Look at Millsap’s left-handed dribble drive into the paint in the clip below. At the top of the key, Millsap explodes past Kidd-Gilchrist, was able to get one step ahead of him, extended the length of his steps as he neared the rim, and put up a pretty left-handed layup over the outstretched hand of Kidd-Gilchrist.
Millsap winning the one-on-one battle is the clear indicator that he is ready to reclaim his starting spot, but there is one other takeaway to make from this play. Millsap not only converted his drive to the rim, but he made the decision to drive using his off hand for one particular reason — because that was the side of the floor that Nikola Jokic was on. Millsap knew that Willy Hernangomez could not come too far off of Jokic to help down on his drive because if he left Jokic open, it would be an easy pass from Millsap to Jokic for the short floater.
The play above shows that Millsap is not just physically ready to rejoin the starting group, but that he is mentally prepared as well. Clearly, his chemistry with Jokic has not taken a step backwards.
Millsap also gave the fans at Pepsi Center a show as he uncorked a plethora of moves on his path to 18 points such as this vintage Millsap post-up, fading, baseline jumper that he unleashed in the third quarter as seen below.
In addition to his prowess in the post, Millsap also showed off his ability to handle the ball in the open court as well as hit tough shots, as he does below when he gets the best of Kidd-Gilchrist once again, but this time by using a floater.
When Millsap wasn’t creating scoring opportunities that once did not exist, he was getting easy buckets off of the Nuggets best player in Nikola Jokic and showing off the chemistry that he has developed with the Serbian sensation.
Look at the clip below.
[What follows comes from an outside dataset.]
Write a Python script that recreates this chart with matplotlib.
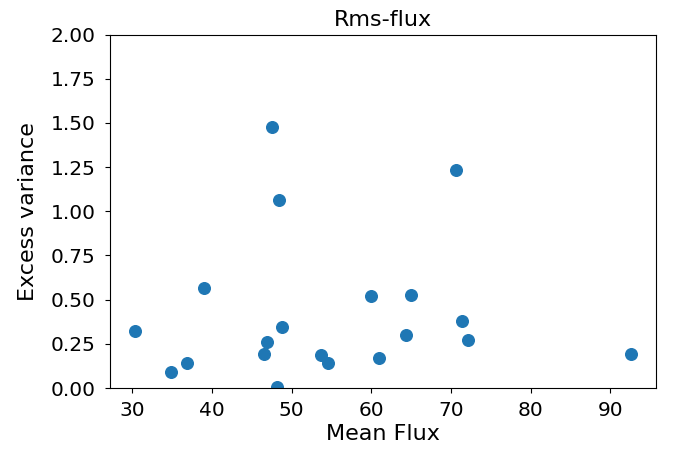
import matplotlib
matplotlib.use("Agg")
import matplotlib.pyplot as plt

mean_flux = [30.3, 34.8, 36.9, 38.96, 47.49, 48.37, 48.74, 46.94, 46.49, 48.2,
             53.68, 54.5, 60.0, 64.96, 61.0, 64.3, 70.65, 71.33, 72.16, 92.6]
excess_var = [0.324, 0.091, 0.139, 0.565, 1.474, 1.066, 0.343, 0.258, 0.195, 0.005,
              0.184, 0.139, 0.521, 0.528, 0.167, 0.298, 1.233, 0.381, 0.269, 0.195]

fig = plt.figure(figsize=(6.73, 4.55), dpi=100)
ax = fig.add_axes([110/673, 1-388/455, (656-110)/673, (388-34.5)/455])
ax.scatter(mean_flux, excess_var, s=70, color="#1f77b4")
ax.set_ylim(0, 2.0)
ax.set_yticks([0, 0.25, 0.5, 0.75, 1.0, 1.25, 1.5, 1.75, 2.0])
ax.set_title("Rms-flux", fontsize=16)
ax.set_xlabel("Mean Flux", fontsize=16, labelpad=3)
ax.set_ylabel("Excess variance", fontsize=16, labelpad=9)
ax.tick_params(axis="y", labelsize=14.5, pad=7)
ax.tick_params(axis="x", labelsize=14.5, pad=6)
fig.savefig("out.png", dpi=100)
Millsap is in the corner, Jokic is at the elbow, and to kick the play off, Jamal Murray fakes a cut into the paint before setting a pin down screen on Kidd-Gilchrist, who was once again failing at slowing down Millsap’s scoring output.
The Nuggets seemingly create great looks every time they use Murray as a screener and the play above is just another example of that. Kidd-Gilchrist inexplicably tries to get around Murray’s screen by going down the baseline which leaves just enough room for Jokic to squeeze a pass into Millsap, who easily slams home the dunk. Wash, rinse, and repeat.
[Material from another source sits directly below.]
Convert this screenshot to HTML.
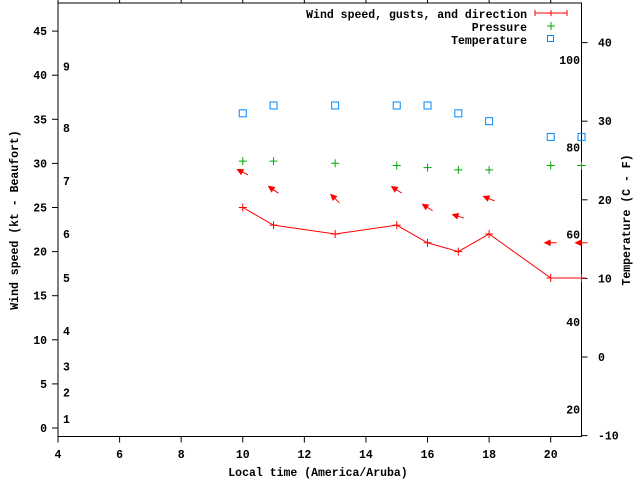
<!DOCTYPE html>
<html><head><meta charset="utf-8"><style>
body{margin:0;background:#fff}
svg text{font-family:"Liberation Mono",monospace;font-weight:bold;font-size:11.5px;fill:#000}
</style></head><body>
<svg id="chart" width="640" height="480" viewBox="0 0 640 480" xmlns="http://www.w3.org/2000/svg">
<rect width="640" height="480" fill="#fff"/>
<g id="axes"></g>
<g id="marks"></g>
<g>
<text x="527" y="18" text-anchor="end">Wind speed, gusts, and direction</text>
<line x1="535" y1="13" x2="567" y2="13" stroke="#f00"/>
<line x1="535" y1="10" x2="535" y2="16" stroke="#f00"/>
<line x1="567" y1="10" x2="567" y2="16" stroke="#f00"/>
<line x1="551" y1="10" x2="551" y2="16" stroke="#f00"/>
<text x="527" y="31" text-anchor="end">Pressure</text>
<path d="M547 26h8M551 22v8" stroke="#0a0"/>
<text x="527" y="44" text-anchor="end">Temperature</text>
<rect x="547.5" y="35.5" width="6" height="6" fill="none" stroke="#08f"/>
</g>
<text x="318" y="476" text-anchor="middle">Local time (America/Aruba)</text>
<text transform="translate(18,220) rotate(-90)" text-anchor="middle">Wind speed (kt - Beaufort)</text>
<text transform="translate(630,220) rotate(-90)" text-anchor="middle">Temperature (C - F)</text>
</svg>
<script>
const hours=[10,11,13,15,16,17,18,20,21];
const windSpeed=[25,23,22,23,21,20,22,17,17];
const gust=[29,27,26,27,25,24,26,21,21];
const windDirTo=[-27,-35,-45,-33,-33,-17,-22,0,0];
const pressure=[77,77,76.5,76,75.5,75,75,76,76];
const temperature=[31,32,32,32,32,31,30,28,28];
const xTicks=[4,6,8,10,12,14,16,18,20];
const yTicks=[0,5,10,15,20,25,30,35,40,45];
const y2Ticks=[-10,0,10,20,30,40];
const beaufortLabels=["1","2","3","4","5","6","7","8","9"];
const beaufortKt=[1,4,7,11,17,22,28,34,41];
const fahrenheitLabels=["20","40","60","80","100"];

const L=58,R=581.5,T=3,B=436.5;
const X=v=>L+(v-4)*(R-L)/17;
const Y=v=>428-v*8.82;
const Y2=v=>357-v*7.86;
const YF=f=>Y2((f-32)*5/9);
const YP=p=>148-(p-80)*4.37;
const NS="http://www.w3.org/2000/svg";
const axes=document.getElementById('axes'),marks=document.getElementById('marks');
function mk(tag,attrs,parent){const e=document.createElementNS(NS,tag);for(const k in attrs)e.setAttribute(k,attrs[k]);parent.appendChild(e);return e;}

let e=mk('path',{d:`M${L} ${T}H${R}V${B}H${L}Z`,fill:'none',stroke:'#000'},axes);


xTicks.forEach(t=>{
  const x=X(t);
  let l=mk('path',{d:`M${x} ${B}v6M${x} ${T}v-6`,stroke:'#000'},axes);
  
  
  let tx=mk('text',{x:x,y:458,'text-anchor':'middle'},axes);tx.textContent=t;
  
  
});
yTicks.forEach(t=>{
  const y=Y(t);
  let l=mk('path',{d:`M${L} ${y}h-6`,stroke:'#000'},axes);
  
  
  let tx=mk('text',{x:47,y:y+4,'text-anchor':'end'},axes);tx.textContent=t;
  
  
});
y2Ticks.forEach(t=>{
  const y=Y2(t);
  let l=mk('path',{d:`M${R} ${y}h6`,stroke:'#000'},axes);
  
  
  let tx=mk('text',{x:598,y:y+4},axes);tx.textContent=t;
  
  
});
beaufortLabels.forEach((s,i)=>{
  let tx=mk('text',{x:63,y:Y(beaufortKt[i])+4},axes);tx.textContent=s;
  
  
});
fahrenheitLabels.forEach(s=>{
  let tx=mk('text',{x:580,y:YF(+s)+4,'text-anchor':'end'},axes);tx.textContent=s;
  
  
});

// wind line
let pts=hours.map((h,i)=>`${X(h)},${Y(windSpeed[i])}`);
let pl=mk('polyline',{points:pts.join(' '),fill:'none',stroke:'#f00'},marks);


hours.forEach((h,i)=>{
  const x=X(h),y=Y(windSpeed[i]);
  let p=mk('path',{d:`M${x-4} ${y}h8M${x} ${y-4}v8`,stroke:'#f00'},marks);
  
  
  // arrow
  const a=windDirTo[i]*Math.PI/180, len=12;
  const cx=X(h), cy=Y(gust[i]);
  const dx=-Math.cos(a)*len, dy=Math.sin(a)*len; // points leftwards
  const hx=cx+dx/2, hy=cy+dy/2, tx=cx-dx/2, ty=cy-dy/2;
  const ang=Math.atan2(dy,dx);
  const h1x=hx-6*Math.cos(ang-0.45),h1y=hy-6*Math.sin(ang-0.45);
  const h2x=hx-6*Math.cos(ang+0.45),h2y=hy-6*Math.sin(ang+0.45);
  let ar=mk('path',{d:`M${tx} ${ty}L${hx} ${hy}M${hx} ${hy}L${h1x} ${h1y}L${h2x} ${h2y}Z`,stroke:'#f00',fill:'#f00'},marks);
  
  
  // pressure
  const py=YP(pressure[i]);
  let pp=mk('path',{d:`M${x-4} ${py}h8M${x} ${py-4}v8`,stroke:'#0a0'},marks);
  
  
  // temperature
  const ty2=Y2(temperature[i]);
  let r=mk('rect',{x:x-3.5,y:ty2-3.5,width:7,height:7,fill:'none',stroke:'#08f'},marks);
  
  
});
// wind line extension to right edge
let ext=mk('path',{d:`M${X(hours[hours.length-1])} ${Y(windSpeed[windSpeed.length-1])}H${R}`,stroke:'#f00'},marks);


</script>
</body></html>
Millsap’s chemistry with Jokic continued to flourish throughout the game just as it does in the play below.
There is nothing to this play other than the fact that Millsap stayed perfectly spaced as Jokic drove into the paint. Millsap knows that as long as he is in the right position, Jokic will always find him which is why he continued to step backwards down the baseline until Batum, who is defending Millsap to begin the play, has to leave his man to provide help defense on Jokic’s drive to the rim. The second that Batum steps up to Jokic, the Nuggets have already won the play. Millsap receives a wraparound pass from Jokic and finishes through contact once again for another and-one opportunity.
Then, just for good measure, Millsap also drilled a 3-pointer in the final quarter of play.
Against the Hornets, Millsap checked off every box needed to prove that he is ready for reintegration back into the Nuggets starting unit. He was physically able to produce in anyway his team needed, he was mentally on the same page as the rest of the roster, and he was back to being a defensive demon for Denver when they needed it most.
Against the Houston Rockets on Monday night, it seems all but assured that Millsap will make his return to the starting lineup for the Nuggets. Malone could elect to bring Millsap off of the bench one more game, but even if the Nuggets’ head coach decided to make that decision, it does not change the fact that Millsap has shown he is ready to step back in as the starting power forward of the Denver Nuggets.